Traits Mean Velocity
Absolute Strength < 0.5 m/s
Accelerative Strength 0.5-0.75 m/s
Strength Speed 0.75-1.0 m/s
Speed Strength 1.0-1.3 m/s
Starting Strength 1.3 m/s
This is nonsense. What does this really mean? What do these categories/traits really mean?
The laws of physics are what dictate movement.
Having a “deficiency” in one of these categories really doesn’t tell us anything. All of these categories are linked, they have to be.
Just because some in this field look at a force-velocity curve and claim that moving weights at certain speeds elicits a “speed-strength” adaptation that doesn’t mean it’s true. This is nonsense. This is just a form of heuristics.
Looking at the load-velocity profile of an individual does not tell us what he/she is lacking in order to be successful.
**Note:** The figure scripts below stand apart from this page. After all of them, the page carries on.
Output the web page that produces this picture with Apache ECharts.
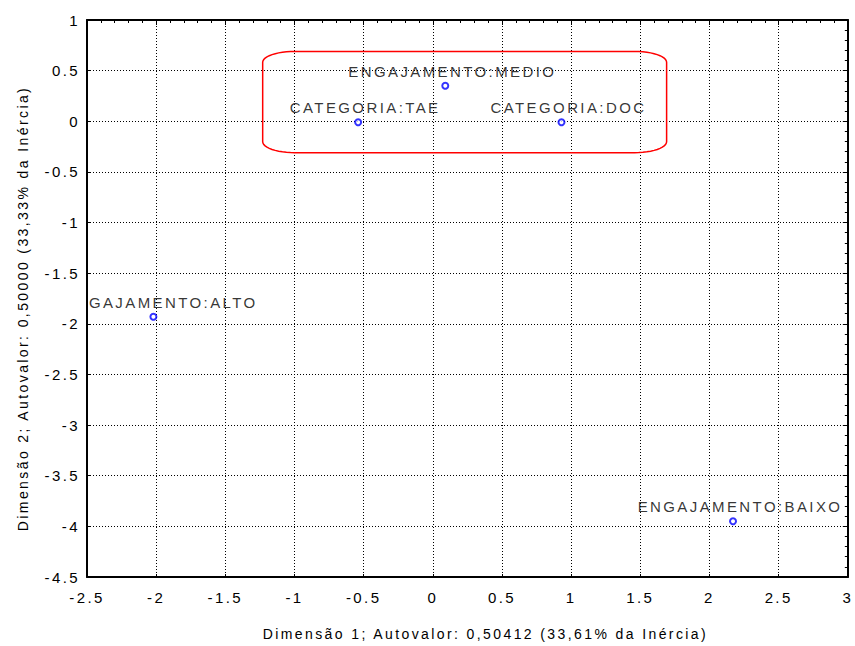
<!DOCTYPE html>
<html><head><meta charset="utf-8">
<script src="https://cdn.jsdelivr.net/npm/echarts/dist/echarts.min.js"></script>
<style>
html,body{margin:0;padding:0;background:#fff}
#c{width:855px;height:646px}
#c svg text{letter-spacing:2.4px}
</style></head><body><div id="c"></div>
<script>
// data
const pointNames = ['ENGAJAMENTO:MEDIO', 'CATEGORIA:TAE', 'CATEGORIA:DOC', 'ENGAJAMENTO:ALTO', 'ENGAJAMENTO:BAIXO'];
const dim1 = [0.09, -0.54, 0.93, -2.02, 2.17];
const dim2 = [0.35, -0.01, -0.01, -1.93, -3.95];
const xTitle = 'Dimensão 1; Autovalor: 0,50412 (33,61% da Inércia)';
const yTitle = 'Dimensão 2; Autovalor: 0,50000 (33,33% da Inércia)';
// annotation box (data coords)
const boxX = [-1.23, 1.69];
const boxY = [-0.31, 0.69];

const FONT = '"Liberation Sans", Arial, sans-serif';
const chart = echarts.init(document.getElementById('c'), null, {renderer: 'svg'});

const option = {
  animation: false,
  backgroundColor: '#fff',
  grid: {left: 87, right: 5, top: 20, bottom: 64, containLabel: false},
  xAxis: [
    {type: 'value', min: -2.5, max: 3, interval: 0.5, position: 'bottom',
     axisLine: {show: true, onZero: false, lineStyle: {color: '#000', width: 2}},
     axisTick: {show: true, inside: true, length: 3, lineStyle: {color: '#000'}},
     axisLabel: {fontSize: 15, color: '#000', margin: 13, fontFamily: FONT},
     splitLine: {show: true, lineStyle: {type: [1, 2], color: '#000', width: 1}},
     name: xTitle, nameLocation: 'middle', nameGap: 50,
     nameTextStyle: {fontSize: 14, color: '#000', fontFamily: FONT, padding: [0, 0, 0, 36]}},
    {type: 'value', min: -2.5, max: 3, interval: 0.5, position: 'top',
     axisLine: {show: true, onZero: false, lineStyle: {color: '#000', width: 2}},
     axisTick: {show: true, inside: true, length: 5, lineStyle: {color: '#000'}},
     minorTick: {show: true, splitNumber: 5, length: 3, lineStyle: {color: '#000'}},
     axisLabel: {show: false}, splitLine: {show: false}}
  ],
  yAxis: [
    {type: 'value', min: -4.5, max: 1, interval: 0.5, position: 'left',
     axisLine: {show: true, onZero: false, lineStyle: {color: '#000', width: 2}},
     axisTick: {show: true, inside: true, length: 3, lineStyle: {color: '#000'}},
     axisLabel: {fontSize: 15, color: '#000', margin: 7, fontFamily: FONT},
     splitLine: {show: true, lineStyle: {type: [1, 2], color: '#000', width: 1}},
     name: yTitle, nameLocation: 'middle', nameGap: 57, nameRotate: 90,
     nameTextStyle: {fontSize: 14, color: '#000', fontFamily: FONT, padding: [0, 20, 0, 0]}},
    {type: 'value', min: -4.5, max: 1, interval: 0.5, position: 'right',
     axisLine: {show: true, onZero: false, lineStyle: {color: '#000', width: 2}},
     axisTick: {show: true, inside: true, length: 5, lineStyle: {color: '#000'}},
     minorTick: {show: true, splitNumber: 5, length: 3, lineStyle: {color: '#000'}},
     axisLabel: {show: false}, splitLine: {show: false}}
  ],
  series: [{
    type: 'scatter', xAxisIndex: 0, yAxisIndex: 0, clip: false,
    symbol: 'emptyCircle', symbolSize: 6,
    itemStyle: {color: '#0000ff', borderColor: '#0000ff', borderWidth: 1},
    label: {show: true, position: 'top', distance: 3, offset: [7, 0],
      formatter: p => p.data[2], fontSize: 15, color: '#000', fontFamily: FONT},
    data: pointNames.map((n, i) => [dim1[i], dim2[i], n])
  }]
};
chart.setOption(option);

// annotation box with rounded (elliptical) corners
const tl = chart.convertToPixel({xAxisIndex: 0, yAxisIndex: 0}, [boxX[0], boxY[1]]);
const br = chart.convertToPixel({xAxisIndex: 0, yAxisIndex: 0}, [boxX[1], boxY[0]]);
const rx = 32, ry = 11;
const pts = [];
function arc(cx, cy, a0, a1) {
  for (let k = 0; k <= 12; k++) {
    const a = (a0 + (a1 - a0) * k / 12) * Math.PI / 180;
    pts.push([cx + rx * Math.cos(a), cy + ry * Math.sin(a)]);
  }
}
arc(tl[0] + rx, tl[1] + ry, 180, 270);
arc(br[0] - rx, tl[1] + ry, 270, 360);
arc(br[0] - rx, br[1] - ry, 0, 90);
arc(tl[0] + rx, br[1] - ry, 90, 180);

// mask for the clipped ALTO label at the left plot edge
const alto = chart.convertToPixel({xAxisIndex: 0, yAxisIndex: 0}, [dim1[3], dim2[3]]);
const gridLeft = chart.convertToPixel({xAxisIndex: 0}, -2.5);

chart.setOption({
  graphic: [
    {type: 'polygon', z: 50, shape: {points: pts},
     style: {fill: 'none', stroke: '#ff0000', lineWidth: 1.5}},
    {type: 'rect', z: 100, shape: {x: 36, y: alto[1] - 28, width: gridLeft - 37, height: 22},
     style: {fill: '#fff'}}
  ]
});
</script></body></html>
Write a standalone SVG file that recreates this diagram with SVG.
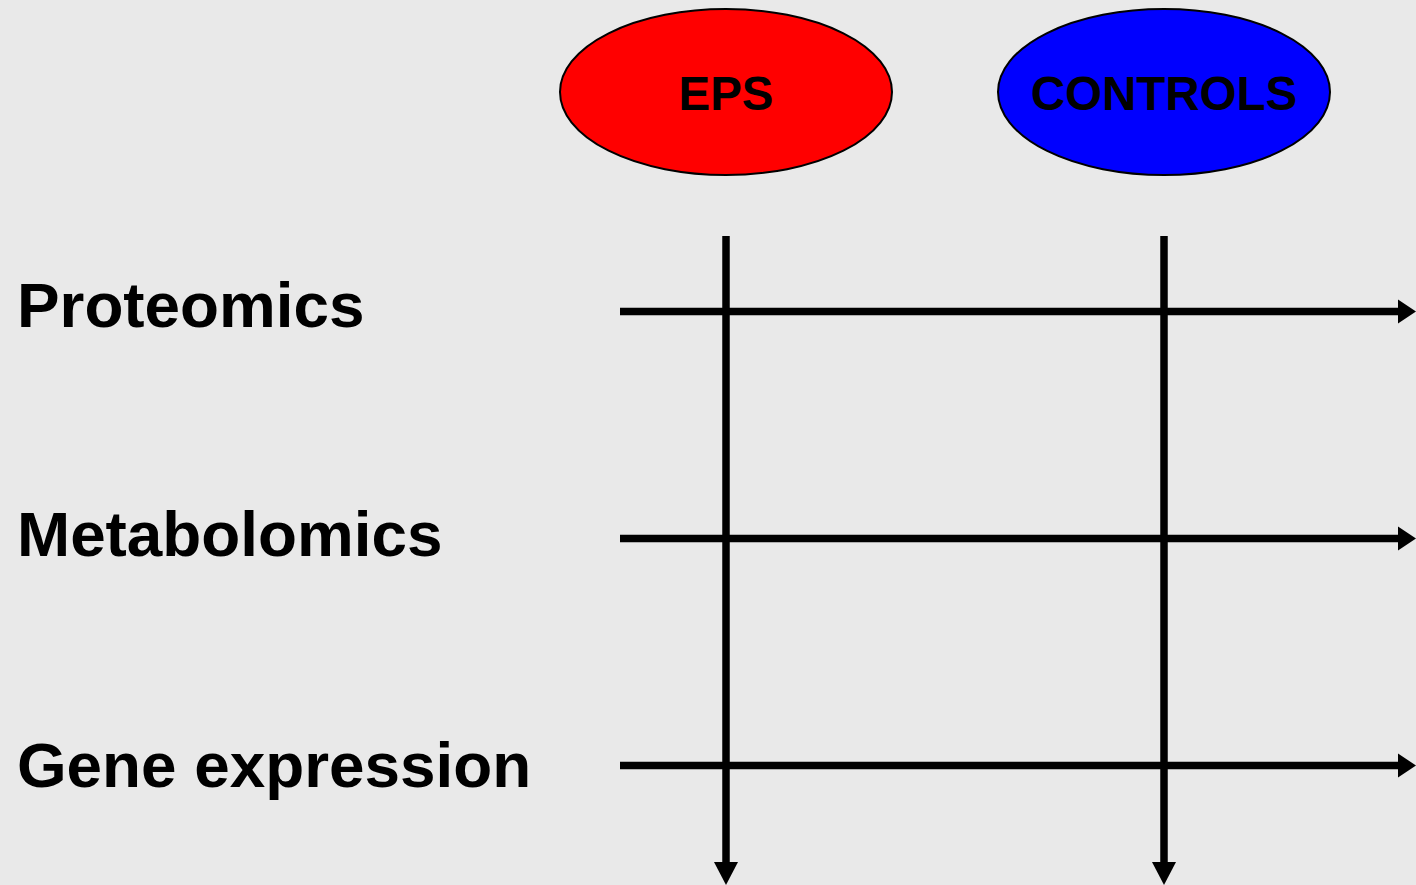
<svg xmlns="http://www.w3.org/2000/svg" width="1416" height="885" viewBox="0 0 1416 885">
<style>
.lbl{font-family:"Liberation Sans",Arial,sans-serif;font-weight:bold;fill:#000}
.row{font-size:63.8px}
.grp{font-size:47.5px;text-anchor:middle}
.ln{stroke:#000;stroke-width:7.5;fill:none}
.hd{fill:#000}
.el{stroke:#000;stroke-width:2}
</style>
<rect width="1416" height="885" fill="#e9e9e9"/>
<g id="connectors">
<line class="ln" x1="726" y1="236" x2="726" y2="864"/>
<polygon class="hd" points="714,862 738,862 726,885"/>
<line class="ln" x1="1164" y1="236" x2="1164" y2="864"/>
<polygon class="hd" points="1152,862 1176,862 1164,885"/>
<line class="ln" x1="620" y1="311.5" x2="1400" y2="311.5"/>
<polygon class="hd" points="1398,299.5 1398,323.5 1416,311.5"/>
<line class="ln" x1="620" y1="538.5" x2="1400" y2="538.5"/>
<polygon class="hd" points="1398,526.5 1398,550.5 1416,538.5"/>
<line class="ln" x1="620" y1="765.5" x2="1400" y2="765.5"/>
<polygon class="hd" points="1398,753.5 1398,777.5 1416,765.5"/>
</g>
<g id="eps">
<ellipse class="el" cx="726" cy="92" rx="166" ry="83" fill="#ff0000"/>
<text class="lbl grp" x="726" y="110">EPS</text>
</g>
<g id="controls">
<ellipse class="el" cx="1164" cy="92" rx="166" ry="83" fill="#0000ff"/>
<text class="lbl grp" x="1164" y="110">CONTROLS</text>
</g>
<g id="proteomics"><text class="lbl row" x="17" y="327">Proteomics</text></g>
<g id="metabolomics"><text class="lbl row" x="17" y="556">Metabolomics</text></g>
<g id="gene-expression"><text class="lbl row" x="17" y="787">Gene expression</text></g>
</svg>
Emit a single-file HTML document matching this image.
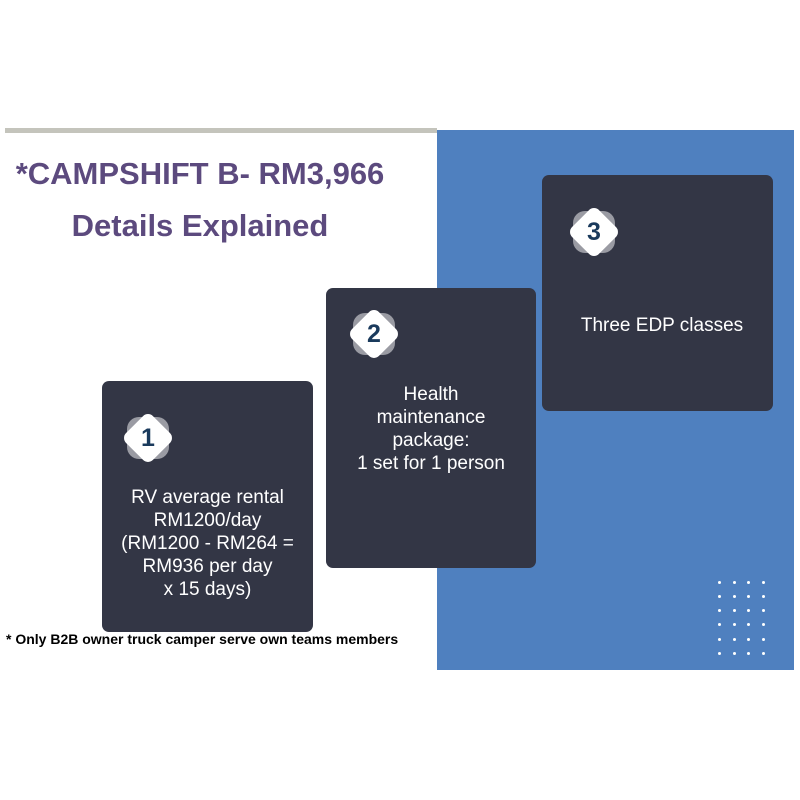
<!DOCTYPE html>
<html><head><style>
body{margin:0;width:800px;height:800px;background:#fff;position:relative;overflow:hidden;font-family:"Liberation Sans",sans-serif}
.a{position:absolute}
.card{position:absolute;background:#333645;border-radius:7px;color:#fff;text-align:center;font-size:19px;line-height:23px}
.ic{position:absolute;width:58px;height:58px}
.ic .g{position:absolute;left:8px;top:8px;width:42px;height:42px;background:#9a9ba3;border-radius:12px}
.ic .w{position:absolute;left:10px;top:10px;width:38px;height:38px;background:#fff;border-radius:7px;transform:rotate(45deg)}
.ic .n{position:absolute;left:0;top:0;width:58px;line-height:58px;text-align:center;color:#1a3a5c;font-weight:bold;font-size:25px}
.dot{position:absolute;width:3px;height:3px;background:#fff;border-radius:50%}
</style></head><body>
<div class="a" style="left:5px;top:128px;width:432px;height:5px;background:#c4c4bc"></div>
<div class="a" style="left:437px;top:130px;width:357px;height:540px;background:#4f80bf"></div>
<div class="a" style="left:0;top:148px;width:400px;text-align:center;color:#5c4a7e;font-weight:bold;font-size:31px;line-height:52px">*CAMPSHIFT B- RM3,966<br>Details Explained</div>
<div class="card" style="left:102px;top:381px;width:211px;height:251px">
<div class="ic" style="left:17px;top:28px"><div class="g"></div><div class="w"></div><div class="n">1</div></div>
<div class="a" style="left:0;top:105px;width:211px">RV average rental<br>RM1200/day<br>(RM1200 - RM264 =<br>RM936 per day<br>x 15 days)</div></div>
<div class="card" style="left:326px;top:288px;width:210px;height:280px">
<div class="ic" style="left:19px;top:17px"><div class="g"></div><div class="w"></div><div class="n">2</div></div>
<div class="a" style="left:0;top:95px;width:210px">Health<br>maintenance<br>package:<br>1 set for 1 person</div></div>
<div class="card" style="left:542px;top:175px;width:231px;height:236px">
<div class="ic" style="left:23px;top:28px"><div class="g"></div><div class="w"></div><div class="n">3</div></div>
<div class="a" style="left:0;top:139px;width:240px">Three EDP classes</div></div>
<div class="a" style="left:6px;top:631px;font-size:14px;font-weight:bold;color:#000">* Only B2B owner truck camper serve own teams members</div>
<div id="dots"></div>
<script>
var h='';[718,733,747,762].forEach(function(x){[581,595,609,623,638,652].forEach(function(y){h+='<div class="dot" style="left:'+x+'px;top:'+y+'px"></div>'})});document.getElementById('dots').innerHTML=h;
</script>
</body></html>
Does a load-velocity profile tell us anything? No.
We are assuming that training certain intensity zones and velocities drive specific adaptations in these made-up categories.
Strength-Speed, Speed-Strength, Optimal Power etc. does not exist in sport. What exists is maximal force, rate of force, and angle of force. Sure there are other variables that contribute to the outcome of sporting actions like starting gradient, and acceleration gradient but these ultimately are byproducts of maximal force and rate of force.
Training in these made-up intensity zones helps us auto-regulate. They allow was to train hard, more frequently while limiting the amount of fatigue we experience. That’s about it.
They will not help us overcome some lacking quality that once we improve upon will help us jump higher, run faster, hit harder etc. Do you want to achieve those things? Improve maximal force production (lift heavy), rate of force development (sprint, lift and jump with as high intent as fast as possible), and angle of force application (become a more skillful jumper, runner, or hitter via practice).
If you were to really work on improving “strength-speed” over a significant period of time, do you think that quality would really manifest itself in sports? Probably not. I read an article on Elite FTS about how moving a weight in the “speed strength” zone is more conducive to a 200 meter sprint because it is faster than a heavier load. But that is still significantly slower that the speed that a runner will move on the track and it is also a very different movement involving different motor patterns, synchronization of motor units etc. Its just a dumb comparison.
All of these categories are just outputs. It is probably better to think about improving our outputs that thinking we are lacking in and then expanding on the contexts in which we can produce those outputs.